From FACTS (Families to Amend California's Three Strikes), July 19, 2009:
The Justice Policy Institute estimates the costs of enforcing the Three-Strikes law between March 1994 and September 2003 was $8.1 billion. Of that amount, $4.9 billion is paying for inmates serving for nonviolent offenses.
California's prison population has increased sevenfold in the past 25 years because of America's "war on drugs". In 1980 California housed 25,000 prisoners, today it's over 175,000 and while it is appropriate to put violent offenders away for a long time, prisons are overcrowded mainly because so many marginal activities have been criminalized. If we're serious about creating a more humane society and a prison system that is not simply a graduate school in how to get away with it the next time, we need to look at reforming drug laws, the "three strikes" law, and harsh sentences for marginally harmful activities.

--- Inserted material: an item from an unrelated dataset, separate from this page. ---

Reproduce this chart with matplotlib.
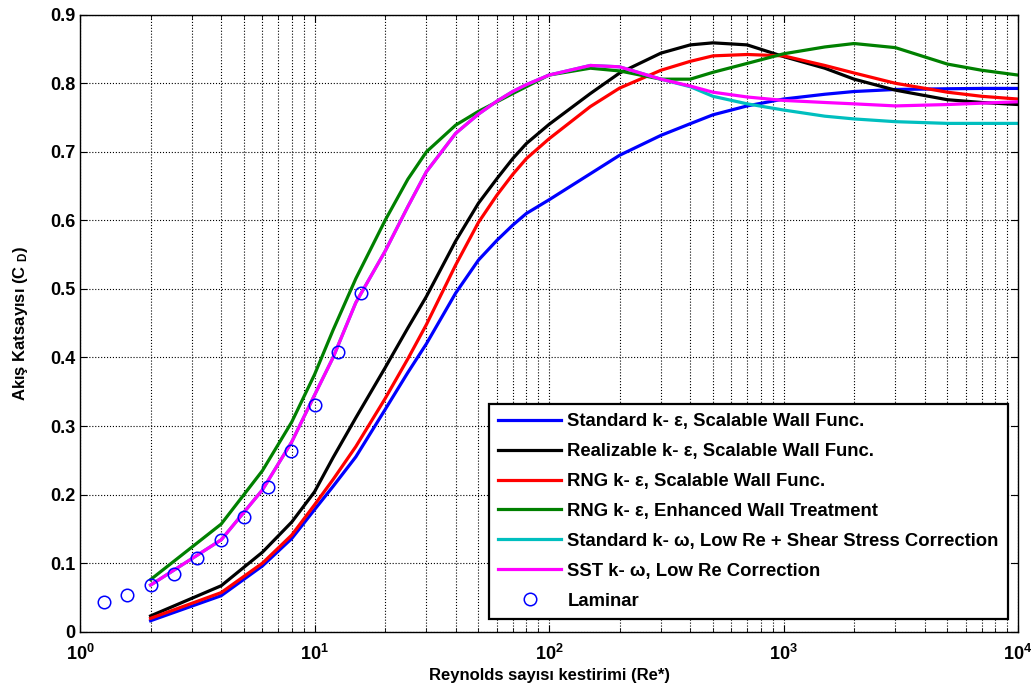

At a cost of $1 million to incarcerate each prisoner (more if they're elderly or sick), Californians are finally recognizing the billions for prisons is an expense the state cannot afford.
In 2004, Proposition 66 would have averted the present budget crisis by limiting felonies that triggered the second and third strike to violent or serious crimes. It would have eliminated residential burglary from the list of serious felonies that qualify as strikes (except when prosecutors prove someone was in the home at the time of the burglary). It would have also allowed prosecutors to count only one strike per prosecution instead of one strike per conviction, as current law requires, and it would have increased penalties for child molesters.
Instead of supporting Proposition 66, you stood with Henry Nicholas III to defeat Proposition 66 by alleging "over 26,000 "murderers and rapists" would be released into the community."